◆ **Extracted information**:
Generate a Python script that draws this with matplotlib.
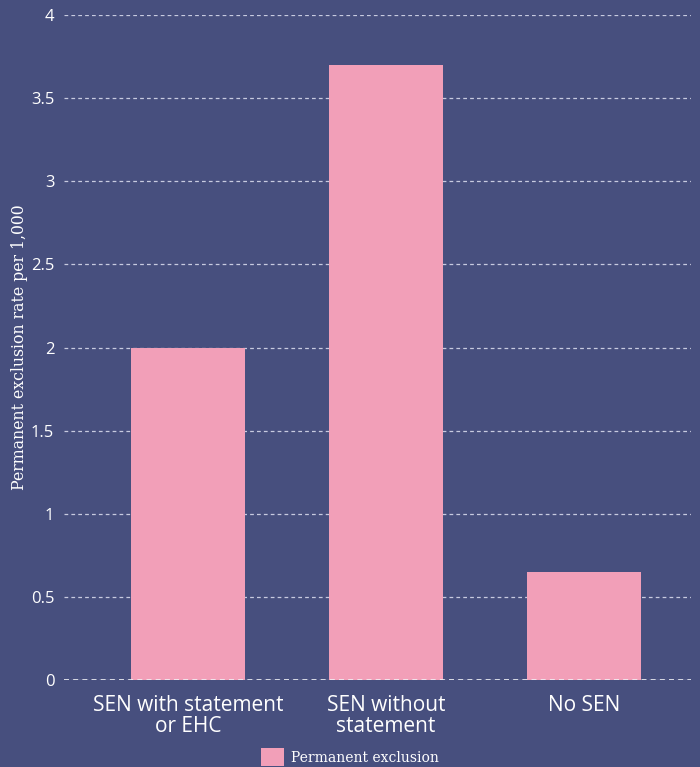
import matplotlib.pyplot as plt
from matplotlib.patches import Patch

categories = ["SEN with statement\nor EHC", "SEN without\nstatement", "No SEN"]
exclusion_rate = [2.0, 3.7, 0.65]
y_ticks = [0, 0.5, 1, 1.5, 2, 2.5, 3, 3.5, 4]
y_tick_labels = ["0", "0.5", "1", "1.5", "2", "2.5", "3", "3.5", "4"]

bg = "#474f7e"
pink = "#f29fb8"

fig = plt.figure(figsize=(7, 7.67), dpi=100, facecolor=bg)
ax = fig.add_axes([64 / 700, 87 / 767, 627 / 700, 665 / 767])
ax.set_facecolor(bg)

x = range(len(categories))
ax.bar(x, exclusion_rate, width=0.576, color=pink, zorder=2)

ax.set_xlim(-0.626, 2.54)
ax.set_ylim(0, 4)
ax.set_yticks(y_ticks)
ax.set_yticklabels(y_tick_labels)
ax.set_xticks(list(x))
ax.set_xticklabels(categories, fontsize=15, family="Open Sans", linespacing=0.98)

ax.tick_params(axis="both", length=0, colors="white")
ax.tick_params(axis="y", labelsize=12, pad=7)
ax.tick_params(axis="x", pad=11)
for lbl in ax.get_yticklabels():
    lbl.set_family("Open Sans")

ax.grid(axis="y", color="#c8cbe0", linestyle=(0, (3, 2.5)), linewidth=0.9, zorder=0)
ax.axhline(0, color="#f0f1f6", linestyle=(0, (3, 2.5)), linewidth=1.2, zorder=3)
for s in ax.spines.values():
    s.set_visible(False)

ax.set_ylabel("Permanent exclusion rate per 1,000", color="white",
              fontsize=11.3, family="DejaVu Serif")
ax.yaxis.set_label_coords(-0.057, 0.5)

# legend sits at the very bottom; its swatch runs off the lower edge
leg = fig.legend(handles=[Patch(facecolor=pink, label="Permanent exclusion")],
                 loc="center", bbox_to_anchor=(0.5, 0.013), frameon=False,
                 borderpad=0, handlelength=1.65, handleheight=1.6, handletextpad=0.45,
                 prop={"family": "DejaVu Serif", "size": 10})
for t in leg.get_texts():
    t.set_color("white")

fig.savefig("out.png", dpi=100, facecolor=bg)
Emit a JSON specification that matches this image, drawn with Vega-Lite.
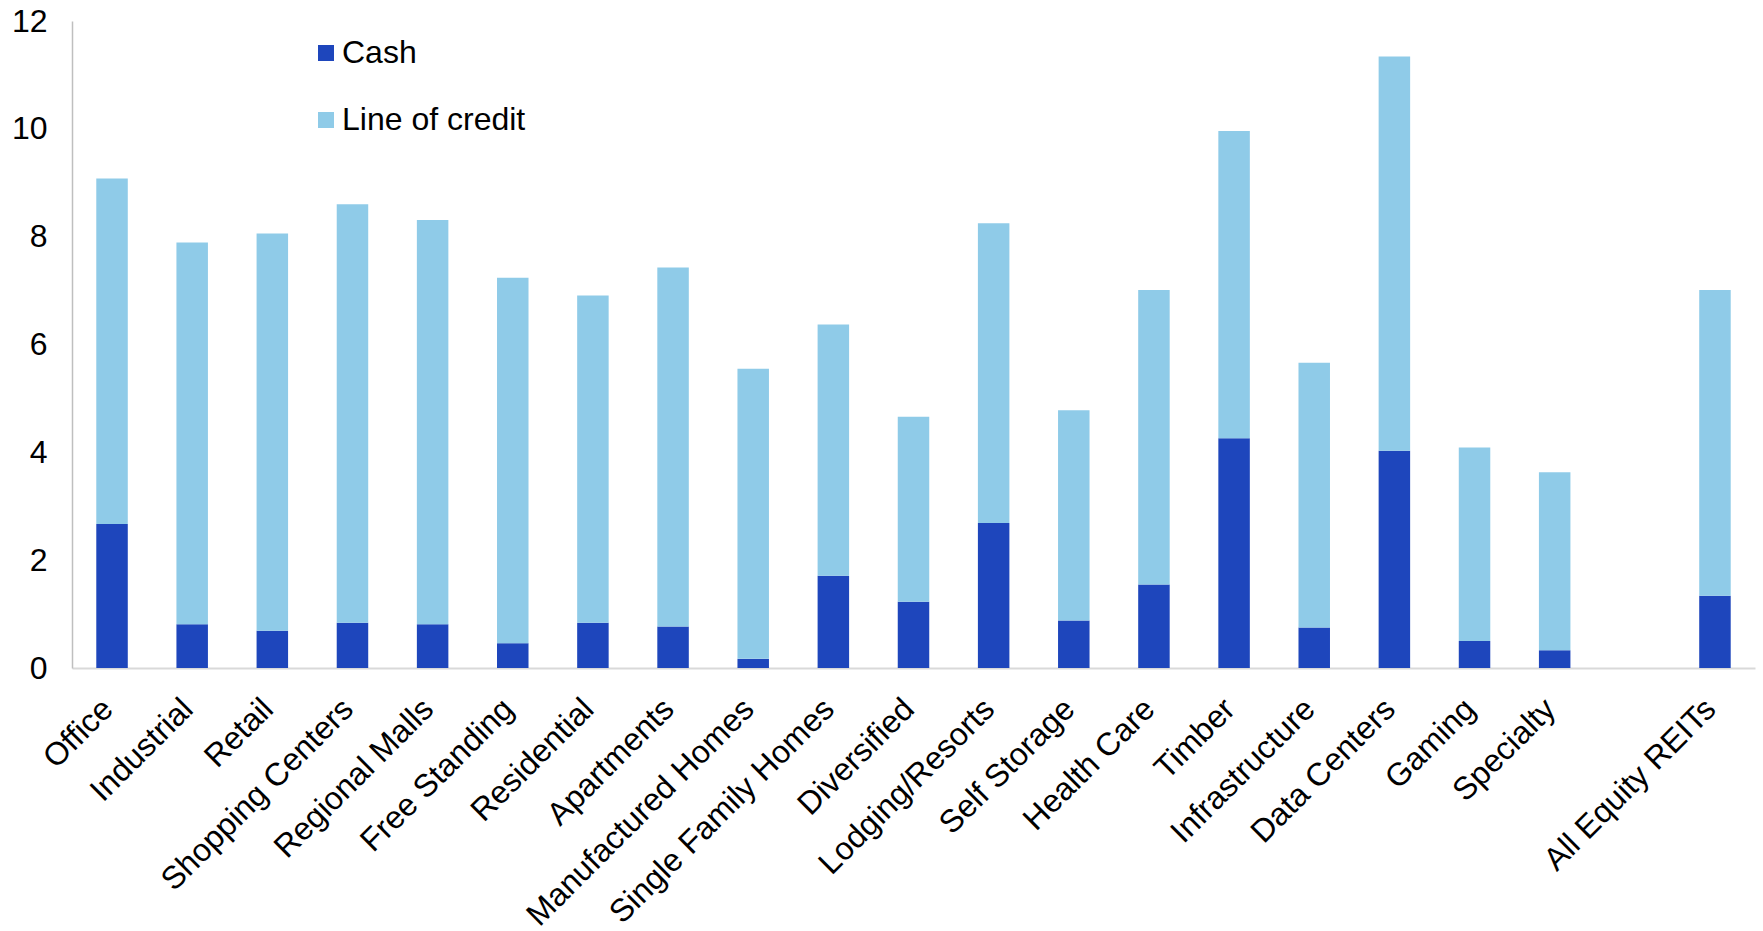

◆ **Exercise goal**:
Every line above should be repeated exactly; pictures stay out of the copy.

◆ **Task result**:
Generate a Python script that draws this with matplotlib.
import matplotlib.pyplot as plt
from matplotlib.patches import Patch

categories = ["SEN with statement\nor EHC", "SEN without\nstatement", "No SEN"]
exclusion_rate = [2.0, 3.7, 0.65]
y_ticks = [0, 0.5, 1, 1.5, 2, 2.5, 3, 3.5, 4]
y_tick_labels = ["0", "0.5", "1", "1.5", "2", "2.5", "3", "3.5", "4"]

bg = "#474f7e"
pink = "#f29fb8"

fig = plt.figure(figsize=(7, 7.67), dpi=100, facecolor=bg)
ax = fig.add_axes([64 / 700, 87 / 767, 627 / 700, 665 / 767])
ax.set_facecolor(bg)

x = range(len(categories))
ax.bar(x, exclusion_rate, width=0.576, color=pink, zorder=2)

ax.set_xlim(-0.626, 2.54)
ax.set_ylim(0, 4)
ax.set_yticks(y_ticks)
ax.set_yticklabels(y_tick_labels)
ax.set_xticks(list(x))
ax.set_xticklabels(categories, fontsize=15, family="Open Sans", linespacing=0.98)

ax.tick_params(axis="both", length=0, colors="white")
ax.tick_params(axis="y", labelsize=12, pad=7)
ax.tick_params(axis="x", pad=11)
for lbl in ax.get_yticklabels():
    lbl.set_family("Open Sans")

ax.grid(axis="y", color="#c8cbe0", linestyle=(0, (3, 2.5)), linewidth=0.9, zorder=0)
ax.axhline(0, color="#f0f1f6", linestyle=(0, (3, 2.5)), linewidth=1.2, zorder=3)
for s in ax.spines.values():
    s.set_visible(False)

ax.set_ylabel("Permanent exclusion rate per 1,000", color="white",
              fontsize=11.3, family="DejaVu Serif")
ax.yaxis.set_label_coords(-0.057, 0.5)

# legend sits at the very bottom; its swatch runs off the lower edge
leg = fig.legend(handles=[Patch(facecolor=pink, label="Permanent exclusion")],
                 loc="center", bbox_to_anchor=(0.5, 0.013), frameon=False,
                 borderpad=0, handlelength=1.65, handleheight=1.6, handletextpad=0.45,
                 prop={"family": "DejaVu Serif", "size": 10})
for t in leg.get_texts():
    t.set_color("white")

fig.savefig("out.png", dpi=100, facecolor=bg)
Emit a JSON specification that matches this image, drawn with Vega-Lite.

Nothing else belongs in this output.